## [Work instructions]
The lines to reproduce run from the first one through the line containing "minimum width=624.75pt, minimum". Reproduce them exactly.
— START OF Dataset excerpt —
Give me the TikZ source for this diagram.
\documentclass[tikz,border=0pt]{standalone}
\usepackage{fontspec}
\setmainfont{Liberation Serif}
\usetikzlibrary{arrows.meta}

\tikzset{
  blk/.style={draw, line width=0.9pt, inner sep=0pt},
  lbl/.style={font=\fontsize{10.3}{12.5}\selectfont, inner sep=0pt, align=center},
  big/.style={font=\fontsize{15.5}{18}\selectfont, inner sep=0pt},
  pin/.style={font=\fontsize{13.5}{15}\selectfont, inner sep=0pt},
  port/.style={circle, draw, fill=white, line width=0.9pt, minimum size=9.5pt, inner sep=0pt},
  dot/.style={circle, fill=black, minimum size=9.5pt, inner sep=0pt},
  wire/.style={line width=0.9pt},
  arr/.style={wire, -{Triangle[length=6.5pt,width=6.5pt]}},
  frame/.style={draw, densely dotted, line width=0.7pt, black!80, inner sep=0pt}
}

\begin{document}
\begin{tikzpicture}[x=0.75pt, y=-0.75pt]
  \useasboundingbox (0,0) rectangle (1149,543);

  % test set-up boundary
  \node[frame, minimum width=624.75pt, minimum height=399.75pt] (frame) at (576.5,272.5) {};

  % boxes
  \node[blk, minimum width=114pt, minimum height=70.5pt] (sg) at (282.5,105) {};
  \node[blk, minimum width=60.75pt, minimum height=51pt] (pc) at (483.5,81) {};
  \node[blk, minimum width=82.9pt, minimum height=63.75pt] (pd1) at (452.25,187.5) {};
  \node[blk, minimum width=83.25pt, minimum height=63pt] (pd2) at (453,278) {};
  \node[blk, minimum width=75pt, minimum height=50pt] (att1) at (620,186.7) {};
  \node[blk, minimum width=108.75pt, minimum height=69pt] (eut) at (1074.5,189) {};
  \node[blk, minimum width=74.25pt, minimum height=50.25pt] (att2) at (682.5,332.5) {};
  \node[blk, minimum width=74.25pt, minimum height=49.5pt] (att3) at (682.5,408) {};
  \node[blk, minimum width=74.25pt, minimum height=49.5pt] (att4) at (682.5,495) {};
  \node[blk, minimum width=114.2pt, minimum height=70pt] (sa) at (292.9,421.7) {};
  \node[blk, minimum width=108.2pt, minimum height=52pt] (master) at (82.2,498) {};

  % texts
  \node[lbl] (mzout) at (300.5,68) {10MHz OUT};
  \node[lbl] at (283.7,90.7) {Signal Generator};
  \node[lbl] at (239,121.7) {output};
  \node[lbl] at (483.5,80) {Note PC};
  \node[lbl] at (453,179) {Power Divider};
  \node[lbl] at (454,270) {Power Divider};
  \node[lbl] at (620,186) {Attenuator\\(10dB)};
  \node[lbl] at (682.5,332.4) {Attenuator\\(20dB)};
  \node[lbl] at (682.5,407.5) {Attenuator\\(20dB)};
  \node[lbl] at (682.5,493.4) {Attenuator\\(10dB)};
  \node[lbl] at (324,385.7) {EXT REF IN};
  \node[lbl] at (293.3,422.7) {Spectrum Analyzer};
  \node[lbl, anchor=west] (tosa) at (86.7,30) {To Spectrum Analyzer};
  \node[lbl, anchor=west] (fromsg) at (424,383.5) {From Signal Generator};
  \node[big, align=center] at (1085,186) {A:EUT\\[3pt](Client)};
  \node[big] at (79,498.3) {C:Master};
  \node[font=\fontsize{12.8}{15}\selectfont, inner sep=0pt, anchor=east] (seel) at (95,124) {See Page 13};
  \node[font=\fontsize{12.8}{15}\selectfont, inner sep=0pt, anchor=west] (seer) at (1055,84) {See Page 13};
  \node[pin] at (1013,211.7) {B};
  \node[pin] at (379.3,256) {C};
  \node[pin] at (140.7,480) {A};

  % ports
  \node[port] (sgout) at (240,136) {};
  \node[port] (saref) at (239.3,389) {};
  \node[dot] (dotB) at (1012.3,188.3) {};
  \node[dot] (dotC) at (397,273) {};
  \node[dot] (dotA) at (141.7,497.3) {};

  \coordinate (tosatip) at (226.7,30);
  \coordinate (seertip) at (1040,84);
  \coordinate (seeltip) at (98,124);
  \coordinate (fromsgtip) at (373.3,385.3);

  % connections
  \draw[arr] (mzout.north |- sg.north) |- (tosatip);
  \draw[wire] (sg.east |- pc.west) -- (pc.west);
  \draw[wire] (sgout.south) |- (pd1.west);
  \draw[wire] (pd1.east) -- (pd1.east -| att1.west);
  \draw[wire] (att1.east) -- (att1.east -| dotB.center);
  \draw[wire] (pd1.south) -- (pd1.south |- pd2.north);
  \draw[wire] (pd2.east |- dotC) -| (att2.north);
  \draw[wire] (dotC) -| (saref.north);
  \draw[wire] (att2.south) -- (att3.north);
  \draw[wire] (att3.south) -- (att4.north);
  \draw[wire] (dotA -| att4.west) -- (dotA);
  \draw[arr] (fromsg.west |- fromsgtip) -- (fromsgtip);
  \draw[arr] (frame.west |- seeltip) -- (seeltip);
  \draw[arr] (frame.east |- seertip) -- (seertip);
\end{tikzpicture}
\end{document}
— END OF Dataset excerpt —
## [Solution to the problem]
Give me the TikZ source for this diagram.
\documentclass[tikz,border=0pt]{standalone}
\usepackage{fontspec}
\setmainfont{Liberation Serif}
\usetikzlibrary{arrows.meta}

\tikzset{
  blk/.style={draw, line width=0.9pt, inner sep=0pt},
  lbl/.style={font=\fontsize{10.3}{12.5}\selectfont, inner sep=0pt, align=center},
  big/.style={font=\fontsize{15.5}{18}\selectfont, inner sep=0pt},
  pin/.style={font=\fontsize{13.5}{15}\selectfont, inner sep=0pt},
  port/.style={circle, draw, fill=white, line width=0.9pt, minimum size=9.5pt, inner sep=0pt},
  dot/.style={circle, fill=black, minimum size=9.5pt, inner sep=0pt},
  wire/.style={line width=0.9pt},
  arr/.style={wire, -{Triangle[length=6.5pt,width=6.5pt]}},
  frame/.style={draw, densely dotted, line width=0.7pt, black!80, inner sep=0pt}
}

\begin{document}
\begin{tikzpicture}[x=0.75pt, y=-0.75pt]
  \useasboundingbox (0,0) rectangle (1149,543);

  % test set-up boundary
  \node[frame, minimum width=624.75pt, minimum height=399.75pt] (frame) at (576.5,272.5) {};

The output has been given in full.